日本在70年代末开始规制改革以来,不断推出规制改革计划;韩国的《行政规制基本法》附则第三条也规定了中央行政机关的首长应制定年度整改规划⑥。但我国的行政审批制度改革缺乏一个长期规划。这样的规划对行政审批制度改革非常的重要,可以说是改革的第一环,一定要对规划进行严格的评估,以保证今后改革的顺利推进。
(二)依法对行政审批制度改革过程和效果进行监管。日本、韩国在推进行政规制改革过程中,颁布了大量的法律法规来保证改革的进行。其中,韩国1997年颁布的《行政规制基本法》指导了改革的进行,日本更是颁布了众多的单行法规,使规制改革依法有章有节、有条不紊的进行。我国在2003年8月颁布了具有行政审批制度改革里程碑之称的《
中华人民共和国行政许可法》,为我国审批制度改革的深入提供了法律依据。但不可否认的是《许可法》作用有限并且存在一些界定不清的问题,仅靠一部《许可法》还不足以保证审批改革的进行。

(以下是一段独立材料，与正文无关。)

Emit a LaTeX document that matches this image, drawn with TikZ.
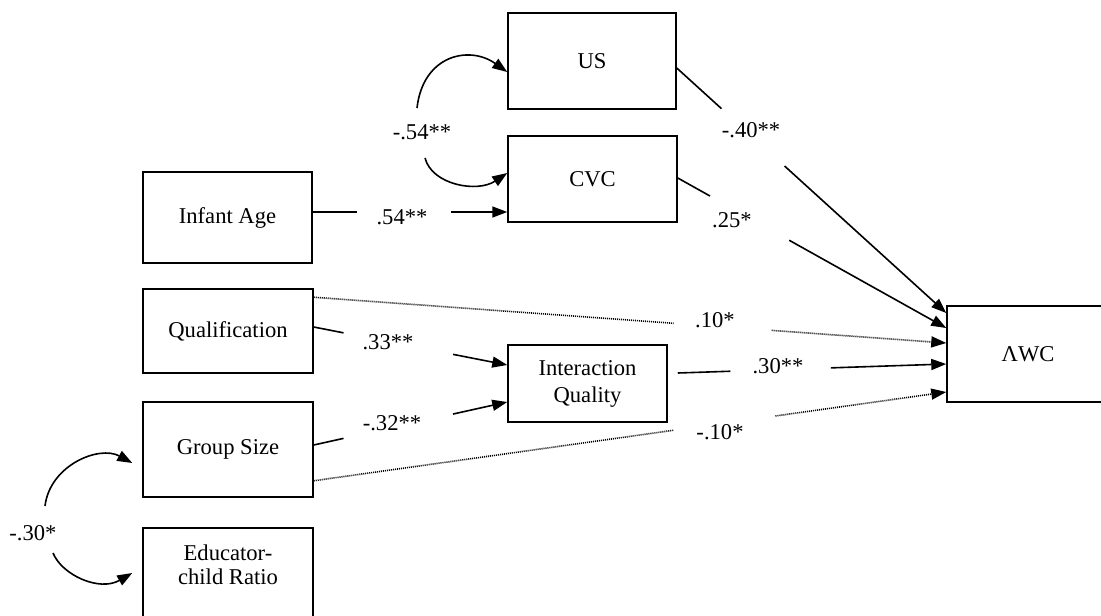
\documentclass[tikz,border=0pt]{standalone}
\usepackage{fontspec}
\setmainfont{Liberation Serif}
\usetikzlibrary{arrows.meta,calc}

\begin{document}
\begin{tikzpicture}[x=0.5pt, y=0.5pt, >={Triangle[length=7.5pt,width=5.5pt]}, line width=0.8pt]

    \tikzset{%
    obsbox/.style={
        draw,
        line width=0.75pt,
        align=center,
        font=\fontsize{11.3}{13.5}\selectfont
        },
    coef/.style={
        inner sep=1pt,
        font=\fontsize{11.3}{13.5}\selectfont
        },
    weak path/.style={
        line width=0.8pt,
        dash pattern=on 0.5pt off 0.5pt
        },
    }

    \useasboundingbox (0,0) rectangle (1101,-615);

    % Observed variables
    \node [obsbox, minimum width=84pt, minimum height=48pt] (us) at (592,-61) {US};
    \node [obsbox, minimum width=84.5pt, minimum height=43pt] (cvc) at (592.5,-179) {CVC};
    \node [obsbox, minimum width=84.5pt, minimum height=45.5pt] (age) at (227.5,-217.5) {Infant Age};
    \node [obsbox, minimum width=85pt, minimum height=42pt] (qual) at (228,-331) {Qualification};
    \node [obsbox, minimum width=85pt, minimum height=47.5pt] (group) at (228,-449.5) {Group Size};
    \node [obsbox, minimum width=85pt, minimum height=46pt] (ratio) at (228,-574) {};
    \node [align=center, font=\fontsize{11.3}{12}\selectfont] (ratio-text) at (228,-565) {Educator-\\child Ratio};
    \node [obsbox, minimum width=79.5pt, minimum height=38.5pt] (iq) at (587.5,-383.5) {Interaction\\Quality};
    \node [obsbox, minimum width=81pt, minimum height=48pt] (awc) at (1028,-354) {ΛWC};

    % Path coefficients
    \node [coef] (c-us) at (751,-130) {-.40**};
    \node [coef] (c-cvc) at (732,-220) {.25*};
    \node [coef] (c-age) at (402,-217) {.54**};
    \node [coef] (c-qual) at (388,-342) {.33**};
    \node [coef] (c-group) at (392,-423) {-.32**};
    \node [coef] (c-qual2) at (715,-320) {.10*};
    \node [coef] (c-iq) at (778,-366) {.30**};
    \node [coef] (c-group2) at (720,-432) {-.10*};
    \node [coef] (r54) at (422,-132) {-.54**};
    \node [coef] (r30) at (33,-533) {-.30*};

    % Ends of the paths
    \coordinate (us-out) at ($(us.east)+(0,-7)$);
    \coordinate (cvc-out) at ($(cvc.east)+(0,1)$);
    \coordinate (age-out) at ($(age.east)+(0,5.5)$);
    \coordinate (cvc-in) at ($(cvc.west)+(0,-33)$);
    \coordinate (qual-out) at ($(qual.east)+(0,4)$);
    \coordinate (qual-out2) at ($(qual.north east)+(0,-9)$);
    \coordinate (group-out) at ($(group.east)+(0,4.5)$);
    \coordinate (group-out2) at ($(group.south east)+(0,17)$);
    \coordinate (iq-in1) at ($(iq.west)+(0,18.5)$);
    \coordinate (iq-in2) at ($(iq.west)+(0,-18.5)$);
    \coordinate (iq-out) at ($(iq.east)+(10,10.5)$);
    \coordinate (awc-in1) at ($(awc.west)+(0,41)$);
    \coordinate (awc-in2) at ($(awc.west)+(0,26)$);
    \coordinate (awc-in3) at ($(awc.west)+(0,11)$);
    \coordinate (awc-in4) at ($(awc.west)+(0,-10)$);
    \coordinate (awc-in5) at ($(awc.west)+(0,-38)$);

    % Paths, broken where the coefficient sits
    \foreach \s/\t/\a/\b/\st in {
        us-out/awc-in1/.166/.40/solid,
        cvc-out/awc-in2/.12/.415/solid,
        age-out/cvc-in/.23/.71/solid,
        qual-out/iq-in1/.154/.72/solid,
        group-out/iq-in2/.154/.72/solid,
        qual-out2/awc-in3/.569/.724/weak path,
        iq-out/awc-in4/.196/.57/solid,
        group-out2/awc-in5/.569/.73/weak path}
    {
    \path (\s) -- coordinate[pos=\a] (gap-a) coordinate[pos=\b] (gap-b) (\t);
    \draw [\st] (\s) -- (gap-a);
    \draw [->, \st] (gap-b) -- (\t);
    }

    % Correlations
    \draw [->] ($(r54)+(-5,24)$) .. controls ($(r54)+(1,77)$) and ($(us.west)+(-38,16)$) .. ($(us.west)+(0,-11)$);
    \draw [->] ($(r54)+(3,-26)$) .. controls ($(r54)+(10,-53)$) and ($(cvc.west)+(-30,-14)$) .. ($(cvc.west)+(0,6)$);
    \draw [->] ($(r30)+(12,27)$) .. controls ($(r30)+(17,68)$) and ($(group.west)+(-43,4.5)$) .. ($(group.west)+(-10,-13.5)$);
    \draw [->] ($(r30)+(20,-20)$) .. controls ($(r30)+(29,-42)$) and ($(ratio.west)+(-43,-18)$) .. ($(ratio.west)+(-10,1)$);

\end{tikzpicture}
\end{document}
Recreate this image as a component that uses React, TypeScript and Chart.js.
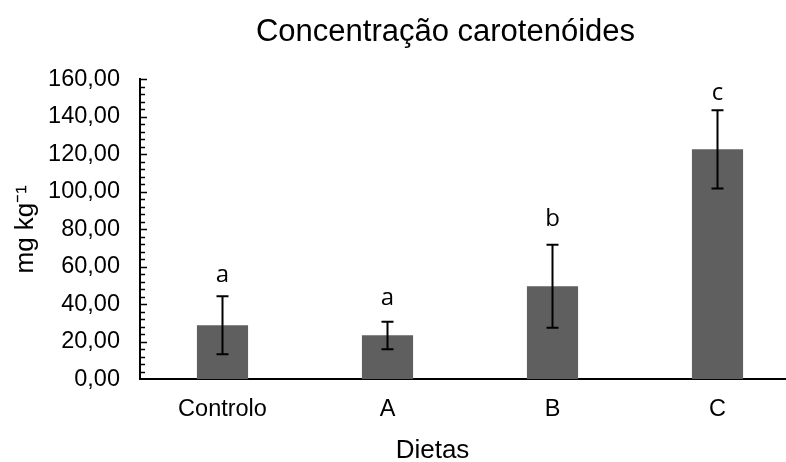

因此,需要制定法律法规来监督改革的过程,监督的内容应该包括⑴改革的进度是否按规划进行;⑵改革工作是否认真,报送材料和统计数据是否完整、准确;⑶清理的审批项目是否符合要求;⑷改革过程中的投诉及建议是否得到了妥善地解决等。同时,仍迫切需要大量法律法规出台,例如《行政强制法》、《行政收费法》、《行政程序法》等。
(三)坚持监管主体的多元化,保证信息公开。日韩在规制改革过程中十分重视被规制者的参与,主动接受企业和市民的改革要求,这样既可减少改革的阻力又可以获得国民的支持。我国的行政审批制度改革是为了促进政府职能转变,变管制型政府为服务型政府,更好的适应市场经济和与国际接轨。所以,行政审批机关在观念上就不能将审批对象看成管理对象,要将依法审批看作是向公众提供公共服务、公共产品的过程,理应接受审批对象和公众的监督。